▸ **SUPPLIED DATA**
------------------------------------------------------------
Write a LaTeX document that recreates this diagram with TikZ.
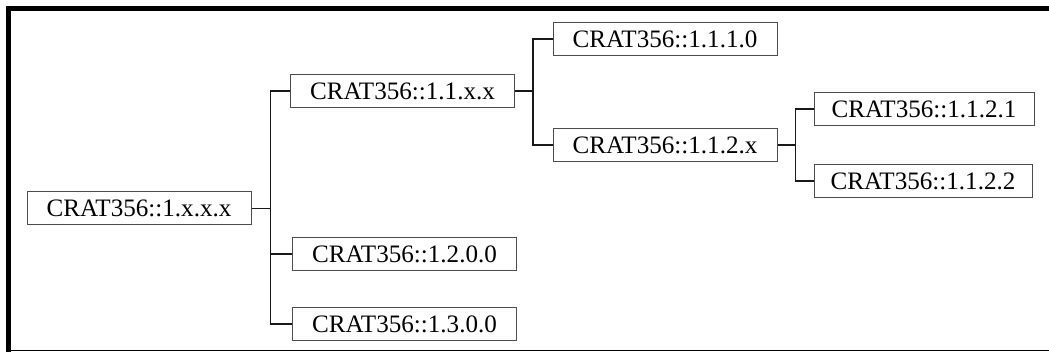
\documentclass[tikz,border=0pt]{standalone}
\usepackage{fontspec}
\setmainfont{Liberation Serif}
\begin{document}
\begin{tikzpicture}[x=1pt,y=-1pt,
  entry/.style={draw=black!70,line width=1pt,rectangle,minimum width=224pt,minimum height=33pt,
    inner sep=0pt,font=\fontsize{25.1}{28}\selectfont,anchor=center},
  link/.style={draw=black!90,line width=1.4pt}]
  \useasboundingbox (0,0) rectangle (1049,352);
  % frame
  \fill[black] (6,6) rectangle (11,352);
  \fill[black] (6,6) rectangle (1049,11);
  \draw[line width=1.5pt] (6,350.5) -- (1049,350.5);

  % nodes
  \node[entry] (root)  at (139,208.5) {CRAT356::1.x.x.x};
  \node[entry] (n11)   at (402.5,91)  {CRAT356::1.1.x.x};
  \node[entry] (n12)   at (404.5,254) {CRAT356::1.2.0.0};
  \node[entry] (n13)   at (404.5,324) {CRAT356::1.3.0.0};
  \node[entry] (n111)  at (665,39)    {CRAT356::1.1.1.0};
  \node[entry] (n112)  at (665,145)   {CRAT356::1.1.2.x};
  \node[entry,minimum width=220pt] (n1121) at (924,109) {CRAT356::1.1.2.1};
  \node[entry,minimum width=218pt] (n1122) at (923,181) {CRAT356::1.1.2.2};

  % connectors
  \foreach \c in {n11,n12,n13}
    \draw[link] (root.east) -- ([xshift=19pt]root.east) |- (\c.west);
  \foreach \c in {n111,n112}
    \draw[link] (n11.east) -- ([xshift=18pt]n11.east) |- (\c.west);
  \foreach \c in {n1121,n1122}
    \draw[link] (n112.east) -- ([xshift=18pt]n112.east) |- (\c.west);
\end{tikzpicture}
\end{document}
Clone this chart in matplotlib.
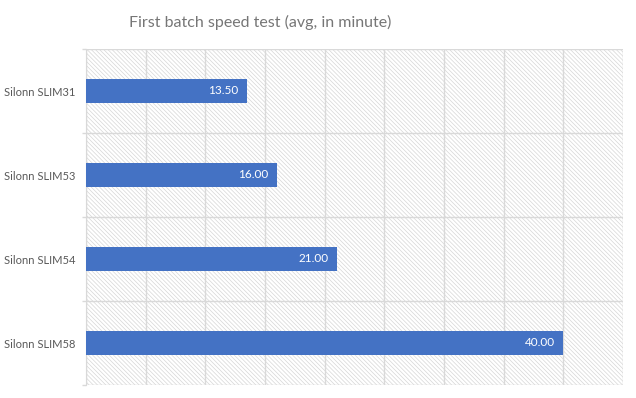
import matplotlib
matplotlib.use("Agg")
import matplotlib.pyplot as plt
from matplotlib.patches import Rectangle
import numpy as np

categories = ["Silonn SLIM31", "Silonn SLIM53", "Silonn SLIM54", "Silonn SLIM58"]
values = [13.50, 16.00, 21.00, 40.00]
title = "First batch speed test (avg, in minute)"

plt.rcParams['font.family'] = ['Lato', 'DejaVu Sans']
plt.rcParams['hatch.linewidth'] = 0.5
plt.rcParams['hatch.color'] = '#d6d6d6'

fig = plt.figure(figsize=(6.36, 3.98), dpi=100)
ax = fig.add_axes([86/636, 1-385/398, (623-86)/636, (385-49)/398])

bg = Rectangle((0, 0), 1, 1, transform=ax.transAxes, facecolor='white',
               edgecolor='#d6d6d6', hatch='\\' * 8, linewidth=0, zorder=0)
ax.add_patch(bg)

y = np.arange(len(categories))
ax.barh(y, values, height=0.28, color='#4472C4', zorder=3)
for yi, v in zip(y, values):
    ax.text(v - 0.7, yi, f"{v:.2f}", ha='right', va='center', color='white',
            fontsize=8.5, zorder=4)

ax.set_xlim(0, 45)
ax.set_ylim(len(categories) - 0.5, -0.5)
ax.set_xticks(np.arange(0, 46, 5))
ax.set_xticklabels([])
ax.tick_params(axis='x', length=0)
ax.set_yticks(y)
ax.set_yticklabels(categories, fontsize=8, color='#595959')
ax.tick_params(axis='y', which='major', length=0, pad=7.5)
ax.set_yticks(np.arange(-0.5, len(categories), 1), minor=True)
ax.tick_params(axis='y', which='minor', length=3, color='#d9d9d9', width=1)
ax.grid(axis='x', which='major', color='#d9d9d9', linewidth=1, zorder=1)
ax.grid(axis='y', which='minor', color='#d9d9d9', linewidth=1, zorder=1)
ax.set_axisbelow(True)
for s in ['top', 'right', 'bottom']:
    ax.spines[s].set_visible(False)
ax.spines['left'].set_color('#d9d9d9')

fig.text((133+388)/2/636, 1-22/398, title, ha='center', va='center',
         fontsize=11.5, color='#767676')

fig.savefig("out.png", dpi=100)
------------------------------------------------------------
▸ **PROBLEM STATEMENT**
Write out the records above exactly as they stand, leaving out every picture.

▸ **RESULT FOR THIS TASK**
Write a LaTeX document that recreates this diagram with TikZ.
\documentclass[tikz,border=0pt]{standalone}
\usepackage{fontspec}
\setmainfont{Liberation Serif}
\begin{document}
\begin{tikzpicture}[x=1pt,y=-1pt,
  entry/.style={draw=black!70,line width=1pt,rectangle,minimum width=224pt,minimum height=33pt,
    inner sep=0pt,font=\fontsize{25.1}{28}\selectfont,anchor=center},
  link/.style={draw=black!90,line width=1.4pt}]
  \useasboundingbox (0,0) rectangle (1049,352);
  % frame
  \fill[black] (6,6) rectangle (11,352);
  \fill[black] (6,6) rectangle (1049,11);
  \draw[line width=1.5pt] (6,350.5) -- (1049,350.5);

  % nodes
  \node[entry] (root)  at (139,208.5) {CRAT356::1.x.x.x};
  \node[entry] (n11)   at (402.5,91)  {CRAT356::1.1.x.x};
  \node[entry] (n12)   at (404.5,254) {CRAT356::1.2.0.0};
  \node[entry] (n13)   at (404.5,324) {CRAT356::1.3.0.0};
  \node[entry] (n111)  at (665,39)    {CRAT356::1.1.1.0};
  \node[entry] (n112)  at (665,145)   {CRAT356::1.1.2.x};
  \node[entry,minimum width=220pt] (n1121) at (924,109) {CRAT356::1.1.2.1};
  \node[entry,minimum width=218pt] (n1122) at (923,181) {CRAT356::1.1.2.2};

  % connectors
  \foreach \c in {n11,n12,n13}
    \draw[link] (root.east) -- ([xshift=19pt]root.east) |- (\c.west);
  \foreach \c in {n111,n112}
    \draw[link] (n11.east) -- ([xshift=18pt]n11.east) |- (\c.west);
  \foreach \c in {n1121,n1122}
    \draw[link] (n112.east) -- ([xshift=18pt]n112.east) |- (\c.west);
\end{tikzpicture}
\end{document}
Clone this chart in matplotlib.
import matplotlib
matplotlib.use("Agg")
import matplotlib.pyplot as plt
from matplotlib.patches import Rectangle
import numpy as np

categories = ["Silonn SLIM31", "Silonn SLIM53", "Silonn SLIM54", "Silonn SLIM58"]
values = [13.50, 16.00, 21.00, 40.00]
title = "First batch speed test (avg, in minute)"

plt.rcParams['font.family'] = ['Lato', 'DejaVu Sans']
plt.rcParams['hatch.linewidth'] = 0.5
plt.rcParams['hatch.color'] = '#d6d6d6'

fig = plt.figure(figsize=(6.36, 3.98), dpi=100)
ax = fig.add_axes([86/636, 1-385/398, (623-86)/636, (385-49)/398])

bg = Rectangle((0, 0), 1, 1, transform=ax.transAxes, facecolor='white',
               edgecolor='#d6d6d6', hatch='\\' * 8, linewidth=0, zorder=0)
ax.add_patch(bg)

y = np.arange(len(categories))
ax.barh(y, values, height=0.28, color='#4472C4', zorder=3)
for yi, v in zip(y, values):
    ax.text(v - 0.7, yi, f"{v:.2f}", ha='right', va='center', color='white',
            fontsize=8.5, zorder=4)

ax.set_xlim(0, 45)
ax.set_ylim(len(categories) - 0.5, -0.5)
ax.set_xticks(np.arange(0, 46, 5))
ax.set_xticklabels([])
ax.tick_params(axis='x', length=0)
ax.set_yticks(y)
ax.set_yticklabels(categories, fontsize=8, color='#595959')
ax.tick_params(axis='y', which='major', length=0, pad=7.5)
ax.set_yticks(np.arange(-0.5, len(categories), 1), minor=True)
ax.tick_params(axis='y', which='minor', length=3, color='#d9d9d9', width=1)
ax.grid(axis='x', which='major', color='#d9d9d9', linewidth=1, zorder=1)
ax.grid(axis='y', which='minor', color='#d9d9d9', linewidth=1, zorder=1)
ax.set_axisbelow(True)
for s in ['top', 'right', 'bottom']:
    ax.spines[s].set_visible(False)
ax.spines['left'].set_color('#d9d9d9')

fig.text((133+388)/2/636, 1-22/398, title, ha='center', va='center',
         fontsize=11.5, color='#767676')

fig.savefig("out.png", dpi=100)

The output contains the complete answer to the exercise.